Rev Lucy Winkett - 29/05/2025
Thought for the Day
My mother tells me that when I was not much more than 1 year old, she took me to the window of their flat and told me to look up. There I was to see the moon – on which Neil Armstrong was walking on that very day in July 1969. The first British astronaut who may similarly land on the moon is Rosemary Coogan, who, it was reported last week, has spent the last 6 months training at the Johnson Space Centre in Houston.
Today in churches and cathedrals, the question will be asked from Scripture – why are you looking up? On Ascension Day, today, the stories are told of Jesus withdrawing from the world after all the heat and dust of crucifixion, and those heady resurrection appearances on beaches, in gardens, behind locked doors. Today, the friends who’d been with him all that time are left – looking up into the sky - into heaven as the story goes.
Medieval Christianity imagined God up there – we could look up – and although we couldn’t physically see – we could imagine a large throne, with millions of angels and gold leaf, with crowns and chariots, and in the incomporable imagery of the Book of Revelation, all accompanied by the sound of rushing waters and the glassy sea.

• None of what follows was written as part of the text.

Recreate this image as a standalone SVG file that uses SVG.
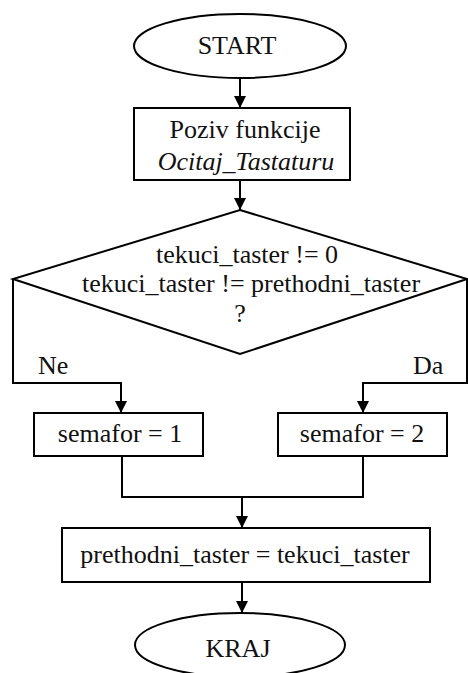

Just 8 years before that moon landing, human beings had gone into space for the first time and found, if we ever needed to know for sure, that this sort of heaven wasn’t there.

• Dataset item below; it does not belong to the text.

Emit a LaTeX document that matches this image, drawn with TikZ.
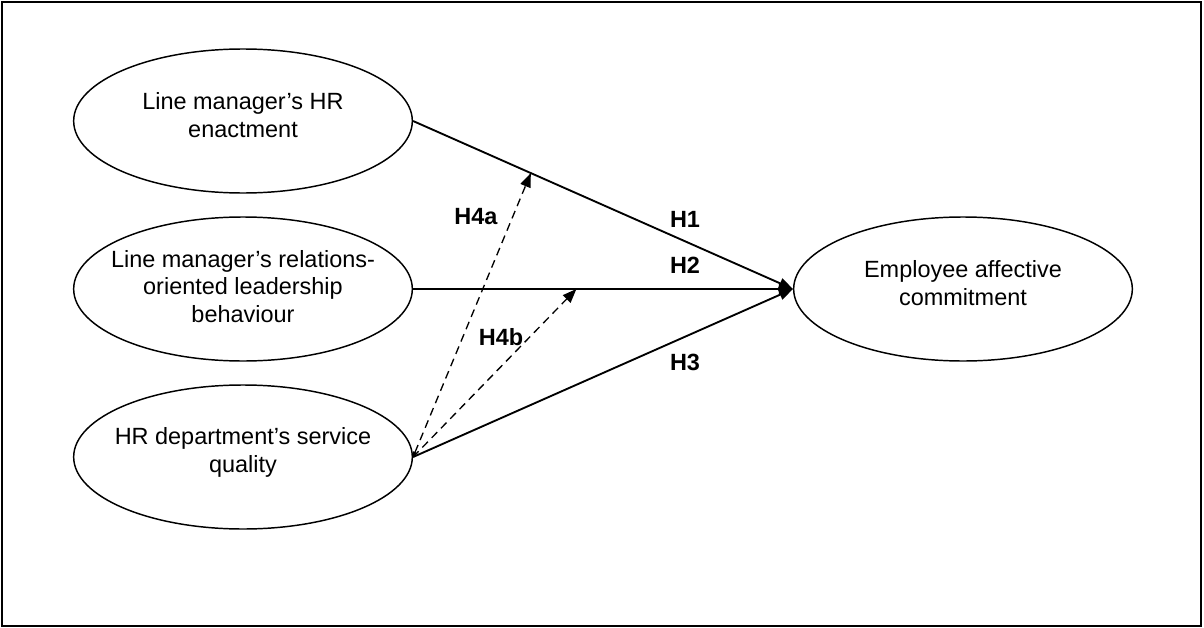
\documentclass[tikz,border=0pt]{standalone}
\usepackage{fontspec}
\setmainfont{Liberation Sans}
\usetikzlibrary{shapes.geometric,arrows.meta}

\tikzset{
  construct/.style={draw, ellipse, line width=1.1pt, inner sep=0pt,
    minimum width=254pt, minimum height=108pt},
  ctext/.style={align=center, inner sep=0pt, yshift=4.5pt,
    font=\fontsize{17.6pt}{20.5pt}\selectfont},
  path/.style={line width=1.4pt, -{Triangle[length=10.5pt,width=8pt]}},
  moderation/.style={line width=1pt, dash pattern=on 6pt off 4pt,
    -{Triangle[length=10.5pt,width=8pt]}},
  hyp/.style={font=\fontsize{17.6pt}{20.5pt}\selectfont\bfseries}
}

\begin{document}
\begin{tikzpicture}[x=0.75pt, y=-0.75pt, node distance=126pt]
    \useasboundingbox (0,0) rectangle (1204,628);
    \draw[line width=1.5pt] (2,2) rectangle (1201,626);

    % constructs
    \node[construct, label={[ctext]center:Line manager's HR\\enactment}] (enact) at (243,121) {};
    \node[construct, below of=enact, label={[ctext, yshift=-2.5pt]center:Line manager's relations-\\oriented leadership\\behaviour}] (lead) {};
    \node[construct, below of=lead, label={[ctext, yshift=-1pt]center:HR department's service\\quality}] (service) {};
    \node[construct, right of=lead, node distance=540pt, label={[ctext]center:Employee affective\\commitment}] (commit) {};

    % direct effects
    \draw[path] (enact.east) -- (commit.west) coordinate[pos=0.31] (onH1);
    \draw[path] (lead.east) -- (commit.west) coordinate[pos=0.43] (onH2);
    \draw[path] (service.east) -- (commit.west);

    % moderation
    \draw[moderation, {Triangle[length=4pt,width=3pt]}-{Triangle[length=10.5pt,width=8pt]}] (service.east) -- (onH1);
    \draw[moderation] (service.east) -- (onH2);

    \node[hyp] (h1) at (685,219) {H1};
    \node[hyp] (h2) at (685,265) {H2};
    \node[hyp] (h3) at (685,362) {H3};
    \node[hyp] (h4a) at (476,217) {H4a};
    \node[hyp] (h4b) at (501,337) {H4b};
\end{tikzpicture}
\end{document}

But what was there – what is there now – is atmosphere that the World Meteorological Organisation reported yesterday, contains so much carbon that the world will now heat close to 2 degrees, heat that is already bringing such destruction and suffering on the earth.
Why are you looking up? is the Biblical question asked of Christians on Ascension Day.
And now, as then, the searching of the skies is a search for meaning, for truth. But now as then, this searching is not isolated from the earth, but intimately connected to human wellbeing, the hope and suffering of creation.
The disciples of Christ, left gazing into the sky, were compelled to turn back to earthly life, plunging themselves into the daily negotiations of politics, sickness and health, the economics of society and a radical re-think of spiritual life: the forming of new communities rooted in love.
And so today the same question might be asked of us: why do you search the skies for meaning? And the answer might come back: Look up, or don’t look up: …………but Ascension tells us - don’t look away.